Japan is the world’s No. 2 music market after the United States with yearly sales of around $5 billion. Top Japanese artists have earning power near that of their counterparts in the United States and Europe.

“What brings Japanese artists to New York a lot of times is the cachet of recording in America, and the energy you get when you come to New York to record,” said Steve Rosenthal, the owner of The Magic Shop recording studio.

“The city where you make a record has a lot to do with what the record eventually sounds like and feels like, and there is a certain energy you get when you make a record in New York.”

The Magic Shop, which combines vintage analog equipment with digital studio gear, has been where artists such as Lou Reed, Sheryl Crow and the Ramones have cut albums. Japanese artists started coming around 10 years ago and now make up about 15 percent of the recording artists using the studio.

Japanese artist Bonnie Pink recently cut an album at the studio and rockers such as SuperCar have come to the Soho area studio to catch the vibe that helped propel the Ramones.


Among the bigger-name Japanese artists cutting music in the United States are Hikaru Utada, whose debut album “First Love” set a domestic sales record of over seven million; pop diva Namie Amuro, who works on some of her songs with top U.S. producer Dallas Austin; Dreams Come True, Masaharu Fukuyama, Ayumi Hamazaki, Miki Imai and L’Arc-en-Ciel.

Japanese studios boast as much high-tech equipment as those in the United States and the country is home to some highly skilled studio musicians. Japanese artists also rule the roost at home, holding about an 80 percent market share of sales with foreign artists scraping out the rest.

So why record in the United States? “It gives the artists a different feeling and a different environment,” said Paul Johnson, president of International Production Group, a company that facilitates overseas recording for Japanese artists.

“For some it is a status thing. For others, it is a way to capture the latest sounds in America in their music, and for quite a few, they can escape from crazed fans and the media circus in Japan to concentrate on their music as a nameless face in New York,” Johnson said.

There are about half a dozen studios in New York that are among the favorites for Japanese artists and almost as many in Los Angeles. London is another prime destination of Japanese artists, who are sometimes given the chance to record overseas as a perk for cutting top-selling music at home.

In addition to recording, Japanese artists bring music cut at home across the Pacific for mastering or new mixes. Acts such as the now-defunct all-girl group Speed made all of their promotional videos in the United States in order to take advantage of the highly developed U.S. music video market.

Some of Japan’s top producers, such as Tetsuya Komuro, maintain their own recording facilities in the United States and often bring over acts in their stable for recording.

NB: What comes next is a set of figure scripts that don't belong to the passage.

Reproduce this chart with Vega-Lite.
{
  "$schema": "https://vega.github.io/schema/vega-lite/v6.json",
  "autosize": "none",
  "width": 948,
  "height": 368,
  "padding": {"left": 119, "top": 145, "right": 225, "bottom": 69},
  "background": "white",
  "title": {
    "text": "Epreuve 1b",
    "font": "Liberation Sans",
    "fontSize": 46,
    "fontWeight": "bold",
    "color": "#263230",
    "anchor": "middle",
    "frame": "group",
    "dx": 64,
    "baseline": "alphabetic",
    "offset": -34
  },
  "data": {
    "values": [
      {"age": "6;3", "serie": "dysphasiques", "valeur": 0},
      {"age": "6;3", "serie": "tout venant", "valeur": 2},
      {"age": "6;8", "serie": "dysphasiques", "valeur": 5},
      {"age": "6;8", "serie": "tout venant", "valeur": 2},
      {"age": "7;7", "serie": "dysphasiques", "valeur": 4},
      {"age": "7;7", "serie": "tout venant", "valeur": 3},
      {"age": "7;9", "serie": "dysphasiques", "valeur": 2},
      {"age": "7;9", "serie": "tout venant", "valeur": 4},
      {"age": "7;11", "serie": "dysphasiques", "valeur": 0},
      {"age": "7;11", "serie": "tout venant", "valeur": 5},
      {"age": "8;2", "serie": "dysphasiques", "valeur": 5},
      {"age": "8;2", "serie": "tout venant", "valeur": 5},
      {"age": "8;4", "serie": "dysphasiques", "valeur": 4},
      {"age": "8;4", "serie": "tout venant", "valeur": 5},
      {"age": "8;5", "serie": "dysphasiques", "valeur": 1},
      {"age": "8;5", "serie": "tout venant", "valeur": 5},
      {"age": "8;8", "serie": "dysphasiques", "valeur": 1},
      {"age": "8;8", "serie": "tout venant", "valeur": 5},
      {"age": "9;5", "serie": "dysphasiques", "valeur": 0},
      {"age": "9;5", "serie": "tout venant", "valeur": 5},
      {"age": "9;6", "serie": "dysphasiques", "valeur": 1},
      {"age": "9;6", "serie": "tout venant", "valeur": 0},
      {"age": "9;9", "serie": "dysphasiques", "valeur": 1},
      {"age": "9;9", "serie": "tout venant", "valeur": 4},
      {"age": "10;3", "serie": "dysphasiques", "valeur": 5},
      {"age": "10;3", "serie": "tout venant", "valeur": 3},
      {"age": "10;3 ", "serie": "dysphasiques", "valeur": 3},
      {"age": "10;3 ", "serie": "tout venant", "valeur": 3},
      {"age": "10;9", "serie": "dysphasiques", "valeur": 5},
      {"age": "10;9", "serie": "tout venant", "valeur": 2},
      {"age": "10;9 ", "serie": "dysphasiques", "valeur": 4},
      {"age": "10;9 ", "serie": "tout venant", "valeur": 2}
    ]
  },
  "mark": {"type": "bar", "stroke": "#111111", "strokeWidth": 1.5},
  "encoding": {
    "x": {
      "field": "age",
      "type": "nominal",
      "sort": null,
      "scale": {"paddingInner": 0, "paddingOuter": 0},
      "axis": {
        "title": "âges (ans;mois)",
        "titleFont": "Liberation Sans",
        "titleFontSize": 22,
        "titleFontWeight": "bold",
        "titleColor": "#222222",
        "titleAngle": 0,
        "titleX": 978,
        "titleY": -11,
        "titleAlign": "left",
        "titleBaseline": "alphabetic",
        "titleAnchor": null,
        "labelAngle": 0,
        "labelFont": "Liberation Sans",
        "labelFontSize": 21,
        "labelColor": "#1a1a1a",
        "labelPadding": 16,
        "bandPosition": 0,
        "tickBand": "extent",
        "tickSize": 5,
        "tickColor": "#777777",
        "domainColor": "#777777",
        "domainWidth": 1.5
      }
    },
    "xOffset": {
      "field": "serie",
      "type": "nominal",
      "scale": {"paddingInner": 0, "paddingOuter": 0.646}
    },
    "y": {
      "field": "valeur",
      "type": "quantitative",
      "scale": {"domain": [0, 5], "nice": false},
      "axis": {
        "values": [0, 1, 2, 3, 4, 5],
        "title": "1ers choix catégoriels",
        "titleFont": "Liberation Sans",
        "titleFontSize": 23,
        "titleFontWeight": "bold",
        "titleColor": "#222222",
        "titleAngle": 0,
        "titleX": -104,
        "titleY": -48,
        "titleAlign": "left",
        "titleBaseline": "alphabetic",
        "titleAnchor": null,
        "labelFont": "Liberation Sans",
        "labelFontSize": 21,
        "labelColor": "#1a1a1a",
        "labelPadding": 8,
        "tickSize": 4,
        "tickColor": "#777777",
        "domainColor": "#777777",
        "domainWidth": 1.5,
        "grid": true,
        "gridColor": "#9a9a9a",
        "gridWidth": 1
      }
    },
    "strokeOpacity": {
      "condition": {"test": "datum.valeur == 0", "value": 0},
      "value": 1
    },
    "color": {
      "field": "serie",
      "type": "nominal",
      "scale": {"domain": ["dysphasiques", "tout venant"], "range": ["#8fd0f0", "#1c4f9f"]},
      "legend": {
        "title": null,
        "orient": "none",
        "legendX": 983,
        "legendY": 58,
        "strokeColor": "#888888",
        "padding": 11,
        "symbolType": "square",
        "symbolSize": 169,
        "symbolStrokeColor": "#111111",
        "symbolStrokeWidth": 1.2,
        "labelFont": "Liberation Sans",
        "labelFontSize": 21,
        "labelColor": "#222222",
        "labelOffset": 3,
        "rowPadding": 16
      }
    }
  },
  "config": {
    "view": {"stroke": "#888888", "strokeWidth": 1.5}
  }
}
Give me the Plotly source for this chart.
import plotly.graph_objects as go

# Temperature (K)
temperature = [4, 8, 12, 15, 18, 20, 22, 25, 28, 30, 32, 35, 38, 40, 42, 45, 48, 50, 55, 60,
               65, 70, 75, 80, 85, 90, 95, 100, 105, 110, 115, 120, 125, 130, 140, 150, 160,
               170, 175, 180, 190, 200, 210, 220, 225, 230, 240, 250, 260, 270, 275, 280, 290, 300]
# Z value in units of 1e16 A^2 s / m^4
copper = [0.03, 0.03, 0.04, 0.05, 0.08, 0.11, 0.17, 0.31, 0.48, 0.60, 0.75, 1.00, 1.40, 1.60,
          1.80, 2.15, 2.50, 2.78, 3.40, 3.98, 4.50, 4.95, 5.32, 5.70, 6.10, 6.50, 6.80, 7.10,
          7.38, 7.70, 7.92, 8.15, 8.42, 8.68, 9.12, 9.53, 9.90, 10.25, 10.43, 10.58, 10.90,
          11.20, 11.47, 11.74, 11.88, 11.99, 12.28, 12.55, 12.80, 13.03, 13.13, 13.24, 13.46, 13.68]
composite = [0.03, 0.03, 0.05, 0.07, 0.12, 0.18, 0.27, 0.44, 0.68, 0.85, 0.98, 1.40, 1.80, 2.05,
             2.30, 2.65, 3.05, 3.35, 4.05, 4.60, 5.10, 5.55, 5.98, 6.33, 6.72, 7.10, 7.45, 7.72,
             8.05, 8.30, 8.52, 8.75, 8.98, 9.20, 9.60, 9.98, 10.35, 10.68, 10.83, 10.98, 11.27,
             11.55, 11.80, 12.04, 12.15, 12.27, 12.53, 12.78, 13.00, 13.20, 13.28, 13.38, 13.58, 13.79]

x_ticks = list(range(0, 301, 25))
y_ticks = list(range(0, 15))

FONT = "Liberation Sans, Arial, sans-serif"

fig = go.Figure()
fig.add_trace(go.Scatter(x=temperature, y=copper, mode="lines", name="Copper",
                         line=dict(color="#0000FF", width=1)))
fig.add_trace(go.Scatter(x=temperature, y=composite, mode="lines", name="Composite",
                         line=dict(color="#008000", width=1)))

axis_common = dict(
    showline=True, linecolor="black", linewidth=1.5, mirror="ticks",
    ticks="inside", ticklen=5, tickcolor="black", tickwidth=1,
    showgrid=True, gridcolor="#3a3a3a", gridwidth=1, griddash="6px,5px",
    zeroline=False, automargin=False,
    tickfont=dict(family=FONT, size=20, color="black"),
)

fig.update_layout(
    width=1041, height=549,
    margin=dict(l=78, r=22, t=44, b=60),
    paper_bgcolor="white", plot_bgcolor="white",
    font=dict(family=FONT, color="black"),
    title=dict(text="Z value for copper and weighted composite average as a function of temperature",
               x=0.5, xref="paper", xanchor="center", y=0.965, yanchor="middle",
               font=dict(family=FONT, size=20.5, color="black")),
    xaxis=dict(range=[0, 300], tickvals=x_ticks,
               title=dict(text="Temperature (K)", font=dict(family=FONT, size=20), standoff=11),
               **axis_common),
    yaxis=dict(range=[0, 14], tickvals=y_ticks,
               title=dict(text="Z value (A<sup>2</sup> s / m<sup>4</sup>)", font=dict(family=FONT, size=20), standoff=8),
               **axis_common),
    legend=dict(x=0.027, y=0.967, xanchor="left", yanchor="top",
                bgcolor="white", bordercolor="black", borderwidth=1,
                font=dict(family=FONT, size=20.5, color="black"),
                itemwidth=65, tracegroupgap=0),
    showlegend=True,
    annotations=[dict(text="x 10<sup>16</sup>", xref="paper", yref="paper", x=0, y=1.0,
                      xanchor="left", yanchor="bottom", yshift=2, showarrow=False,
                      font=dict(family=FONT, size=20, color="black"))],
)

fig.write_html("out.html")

Many Japanese artists have also tried their hand at selling their music in the United States, but sales have been minimal at best. A language barrier, lack of a supporting network and a highly competitive domestic U.S. music market have been cited as some of the main barriers for Japanese artists.

Akemi Kakihara, who has recorded in London, Los Angeles and New York, reached a deal with her record label Toshiba EMI to try living in New York for about a year to help develop her sound. She also uses “ak” as a professional name.

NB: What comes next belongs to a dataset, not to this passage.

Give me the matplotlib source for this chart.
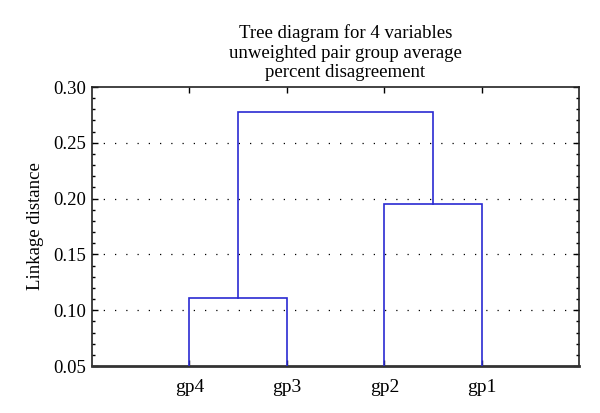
import matplotlib
matplotlib.use("Agg")
import matplotlib.pyplot as plt
from matplotlib.ticker import MultipleLocator

# Data
leaf_labels = ["gp4", "gp3", "gp2", "gp1"]
# merges: (left member, right member, linkage distance); members are leaf
# labels or "c<k>" for the k-th previous cluster
merge_left = ["gp4", "gp2", "c0"]
merge_right = ["gp3", "gp1", "c1"]
merge_height = [0.111, 0.195, 0.278]

y_min, y_max = 0.05, 0.30
y_ticks = [0.05, 0.10, 0.15, 0.20, 0.25, 0.30]

plt.rcParams['font.family'] = ['Liberation Serif', 'DejaVu Serif']

fig = plt.figure(figsize=(6.0, 4.13), dpi=100)
ax = fig.add_axes([0.1533, 0.1138, 0.8125, 0.6755])

line_color = '#2a2ad2'
pos = {lab: (i + 1, y_min) for i, lab in enumerate(leaf_labels)}
for k, (l, r, h) in enumerate(zip(merge_left, merge_right, merge_height)):
    xl, yl = pos[l]
    xr, yr = pos[r]
    ax.plot([xl, xl, xr, xr], [yl, h, h, yr], color=line_color, lw=1.2,
            solid_joinstyle='miter', zorder=3)
    pos["c%d" % k] = ((xl + xr) / 2, h)

ax.set_xlim(0, len(leaf_labels) + 1)
ax.set_ylim(y_min, y_max)
ax.set_xticks(range(1, len(leaf_labels) + 1))
ax.set_xticklabels(leaf_labels)
ax.set_yticks(y_ticks)
ax.set_yticklabels(["%.2f" % v for v in y_ticks])
ax.yaxis.set_minor_locator(MultipleLocator(0.01))

ax.tick_params(axis='both', which='both', direction='in', top=True, right=True,
               colors='black')
ax.tick_params(axis='x', which='major', length=4, width=1, pad=9, labelsize=14)
ax.tick_params(axis='y', which='major', length=4, width=1, pad=4, labelsize=13.5)
ax.tick_params(axis='y', which='minor', length=2.5, width=1)

for y in y_ticks[1:-1]:
    ax.axhline(y, color='black', lw=0.9, linestyle=(0, (1, 8)), zorder=1)

for s in ['left', 'top', 'right']:
    ax.spines[s].set_linewidth(1.2)
    ax.spines[s].set_color('#222222')
ax.spines['bottom'].set_linewidth(2.0)
ax.spines['bottom'].set_color('#333333')

ax.set_ylabel("Linkage distance", fontsize=13.5, labelpad=7)
ax.set_title("Tree diagram for 4 variables\nunweighted pair group average\npercent disagreement",
             fontsize=13.5, linespacing=1.2, pad=7, x=0.52)

fig.savefig("out.png", dpi=100)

“Moving on to the next level musically for me was going to the U.S. to have sessions with some of the best musicians in the world,” she said. “I was born in Hiroshima and the first level was going to Tokyo to perform. This will be my second life in New York.”

Kakihara, whose new album recorded in the United States, “Love,” will hit Japanese store shelves in August, is looking for a U.S. label to sign her to a deal. She said Japanese artists are well aware of U.S. musical trends and she has been influenced by American hip hop and R&B.

“I just wanted to try to be somebody who is nobody from out of nowhere and come here and try to challenge the U.S. music market and see how far I can go.”